Notable Quotes & Memorable Moments
-
Ben on ethical issues:
“Frankly, not to steal other people's candy, not to jump in at the last second and claim commissions that were supposed to flow to others.” [07:32]
-
On the future of accountability:
“The fine is supposed to deter and discourage... When you start thinking about it that way, there could be a lot of money for testers, there could be money for networks to convene thought leaders.” [17:09]
-
On where to reach Ben:
“Type my name into Google and up it pops.
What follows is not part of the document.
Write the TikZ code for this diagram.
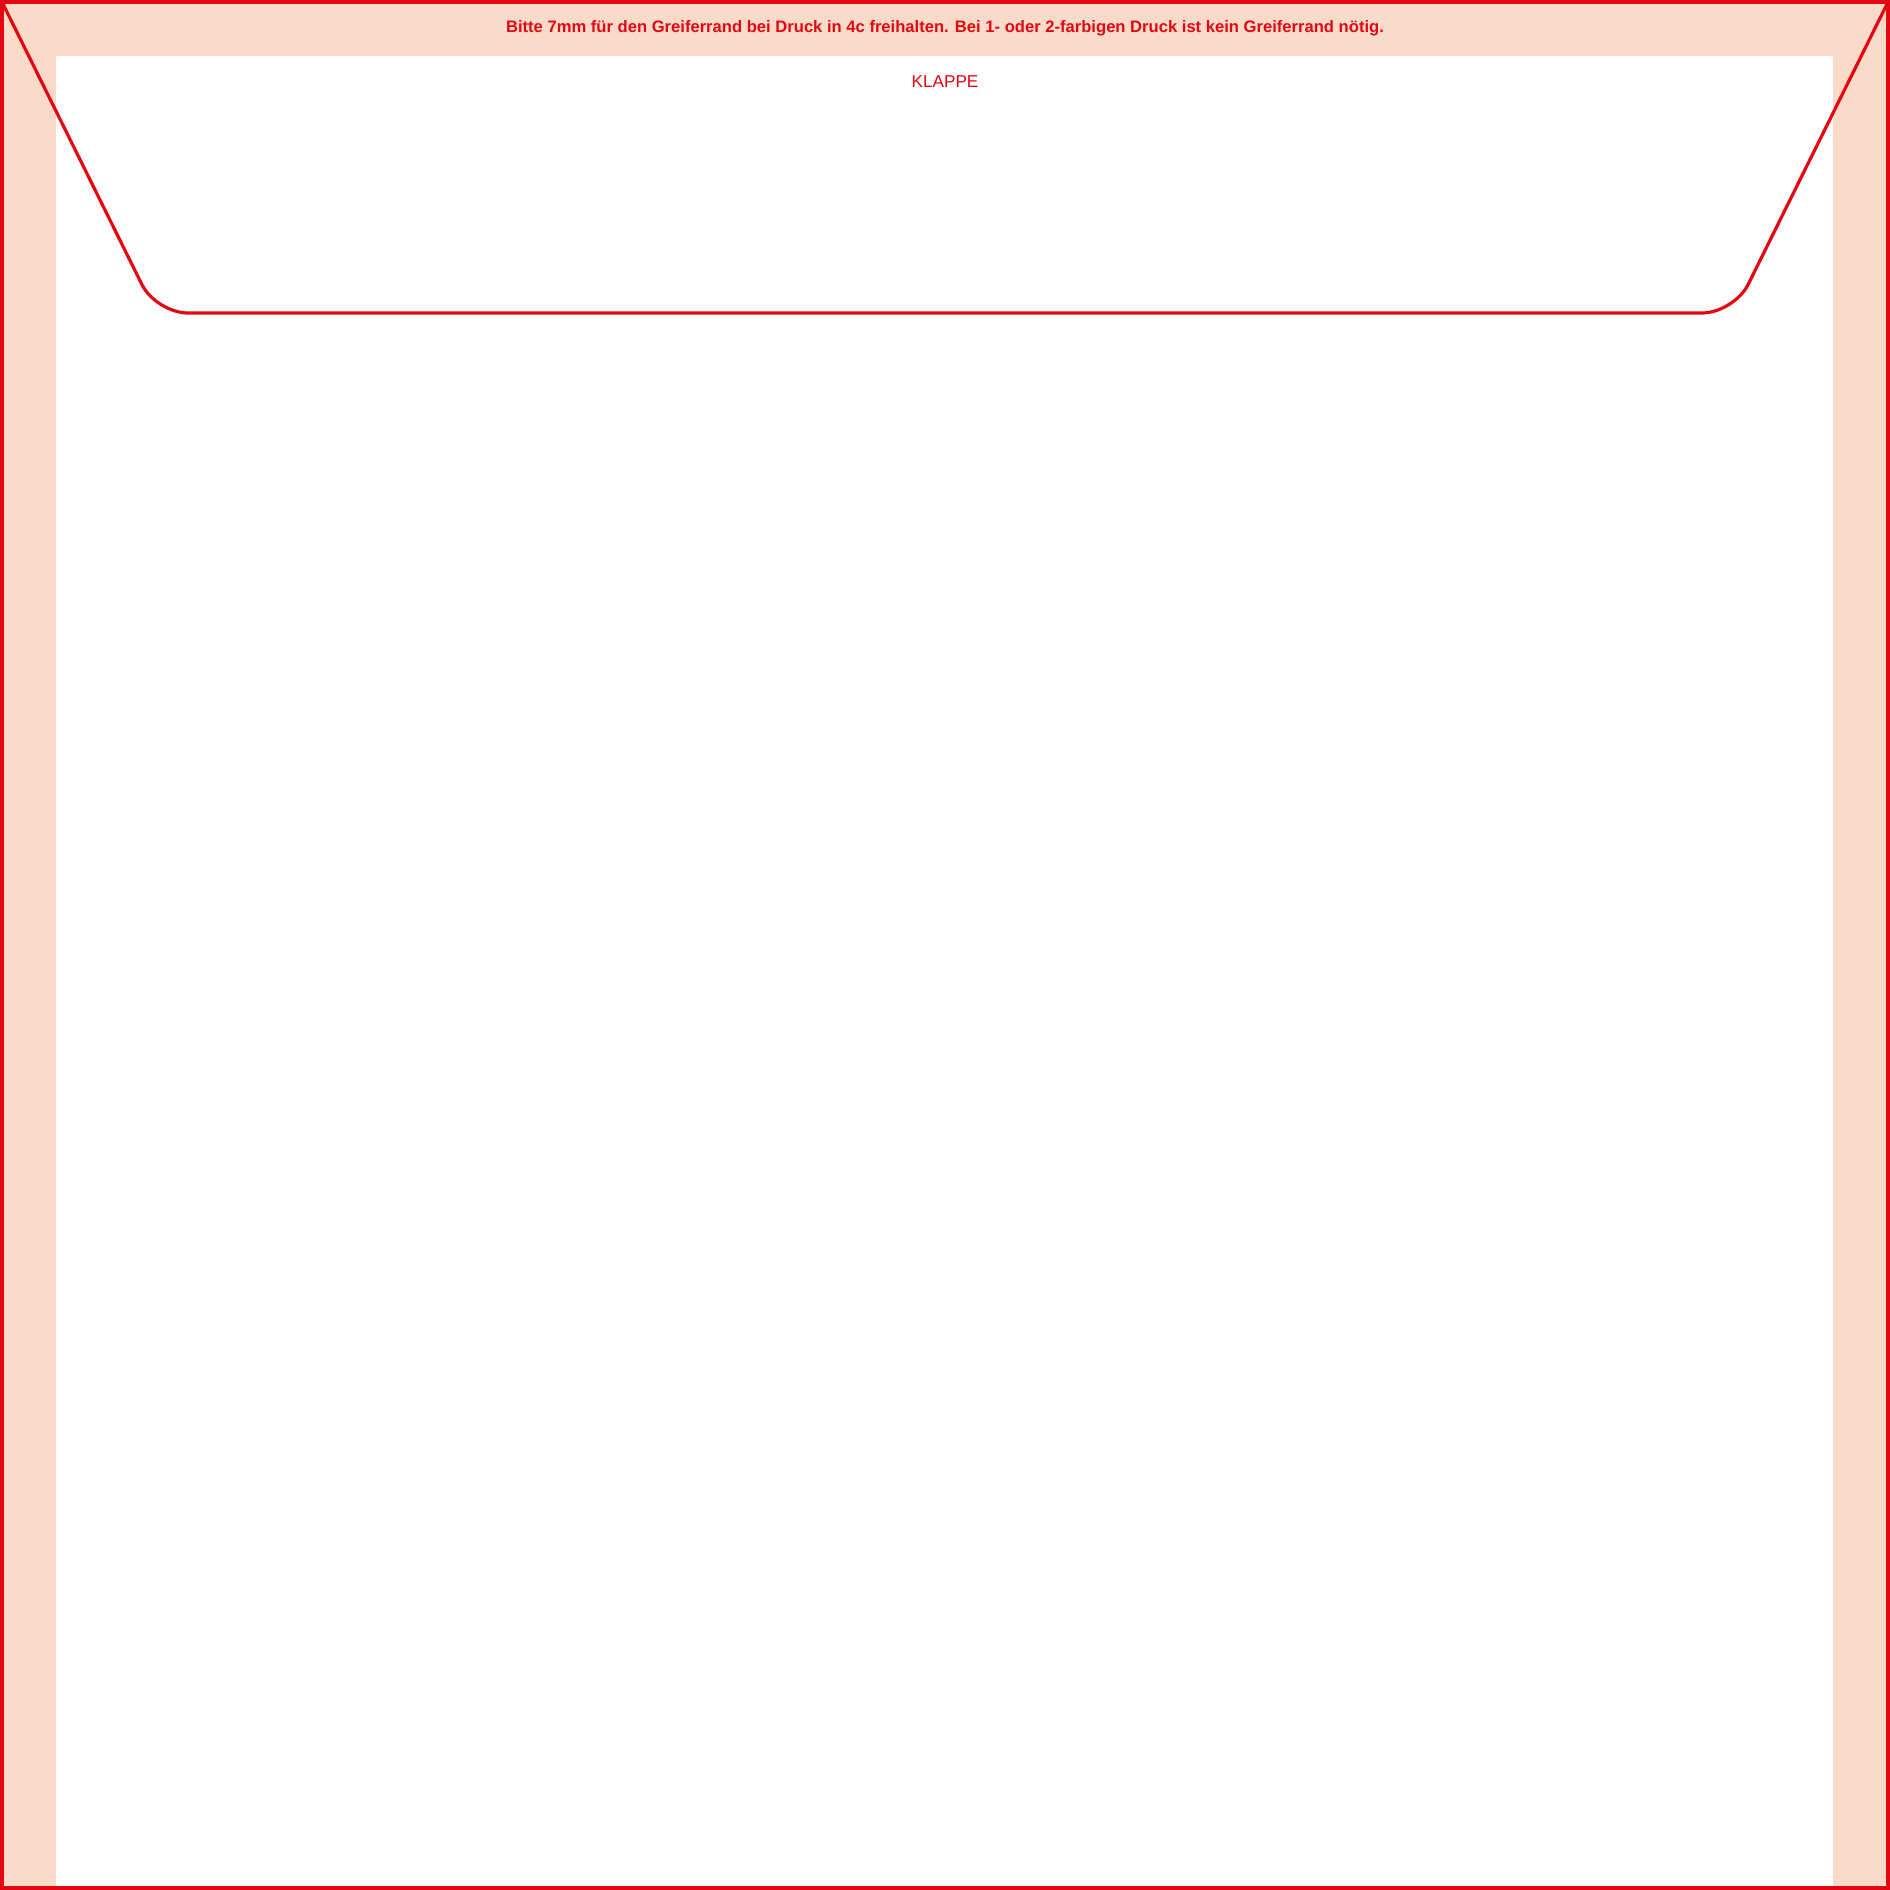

I'm also advising a company called VPT Visible Performance Technologies, where we test things like this with automation at scale.” [28:13]
Important Timestamps
- [01:06] — Affiliate marketing fundamentals and the “stand down rule”
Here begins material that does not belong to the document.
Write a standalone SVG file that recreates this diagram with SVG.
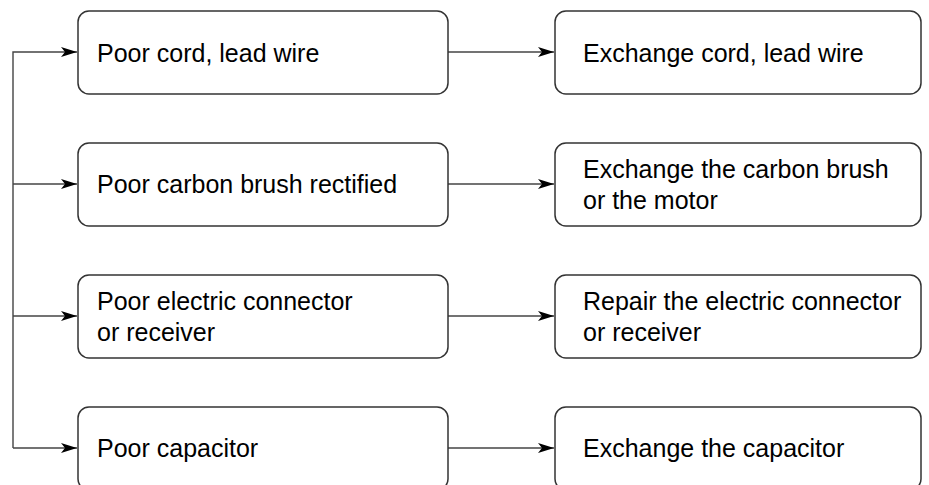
<svg xmlns="http://www.w3.org/2000/svg" width="929" height="485" viewBox="0 0 929 485">
<style>
.box{fill:#fff;stroke:#333;stroke-width:1.5}
.lbl{font-family:"Liberation Sans",Arial,sans-serif;font-size:25px;fill:#000}
.ln{fill:none;stroke:#444;stroke-width:1.4}
</style>
<defs>
<marker id="ah" viewBox="0 0 16 12" refX="16" refY="6" markerWidth="16" markerHeight="12" markerUnits="userSpaceOnUse" orient="auto">
<path d="M0,1 L16,6 L0,11 L4,6 Z" fill="#000"/>
</marker>
</defs>
<rect width="929" height="485" fill="#fff"/>
<g id="connectors">
<path class="ln" d="M13,448 V52 H77" marker-end="url(#ah)"/>
<path class="ln" d="M13,184 H77" marker-end="url(#ah)"/>
<path class="ln" d="M13,316 H77" marker-end="url(#ah)"/>
<path class="ln" d="M13,448 H77" marker-end="url(#ah)"/>
<path class="ln" d="M448,52 H554" marker-end="url(#ah)"/>
<path class="ln" d="M448,184 H554" marker-end="url(#ah)"/>
<path class="ln" d="M448,316 H554" marker-end="url(#ah)"/>
<path class="ln" d="M448,448 H554" marker-end="url(#ah)"/>
</g>
<g id="n1"><rect class="box" x="78" y="11" width="370" height="83" rx="11"/><text class="lbl" x="97" y="62">Poor cord, lead wire</text></g>
<g id="n2"><rect class="box" x="78" y="143" width="370" height="83" rx="11"/><text class="lbl" x="97" y="193">Poor carbon brush rectified</text></g>
<g id="n3"><rect class="box" x="78" y="275" width="370" height="83" rx="11"/><text class="lbl" x="97" y="310">Poor electric connector</text><text class="lbl" x="97" y="341">or receiver</text></g>
<g id="n4"><rect class="box" x="78" y="407" width="370" height="83" rx="11"/><text class="lbl" x="97" y="457">Poor capacitor</text></g>
<g id="n5"><rect class="box" x="555" y="11" width="366" height="83" rx="11"/><text class="lbl" x="583" y="62">Exchange cord, lead wire</text></g>
<g id="n6"><rect class="box" x="555" y="143" width="366" height="83" rx="11"/><text class="lbl" x="583" y="178">Exchange the carbon brush</text><text class="lbl" x="583" y="209">or the motor</text></g>
<g id="n7"><rect class="box" x="555" y="275" width="366" height="83" rx="11"/><text class="lbl" x="583" y="310">Repair the electric connector</text><text class="lbl" x="583" y="341">or receiver</text></g>
<g id="n8"><rect class="box" x="555" y="407" width="366" height="83" rx="11"/><text class="lbl" x="583" y="457">Exchange the capacitor</text></g>
</svg>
- [03:01] — Affiliate Summit and the industry’s reaction to Honey
- [04:27] — How Honey evaded detection using cookies and account age
- [08:33] — Detailed walkthrough of a typical commission hijacking scenario
- [13:13] — Rationale behind the stand down policy
- [17:54] — Awin’s decision to make Honey pay all remediation costs
- [18:54] — Details of forensic investigation and code review
- [21:05] — Honey’s “stand down” windows as short as 6 minutes
- [24:56] — Internal disputes between PayPal and Honey’s founders
- [25:30] — Prediction of class action success against Honey
- [28:13] — Ben shares how listeners can contact him for more help
Conclusion & Next Steps
This episode exposes a significant, deliberate breach of affiliate network standards by Honey—a browser extension giant. The discussion by Tye and Ben not only details the technical and legal aspects of the violation but also highlights broader industry lessons: the need for vigilance, more consistent enforcement, and continued education regarding the risks inherent with browser-based affiliate tools. The episode encourages brands, agencies, and publishers to re-examine their partnerships and due diligence processes as the fallout from the Honey revelations continues.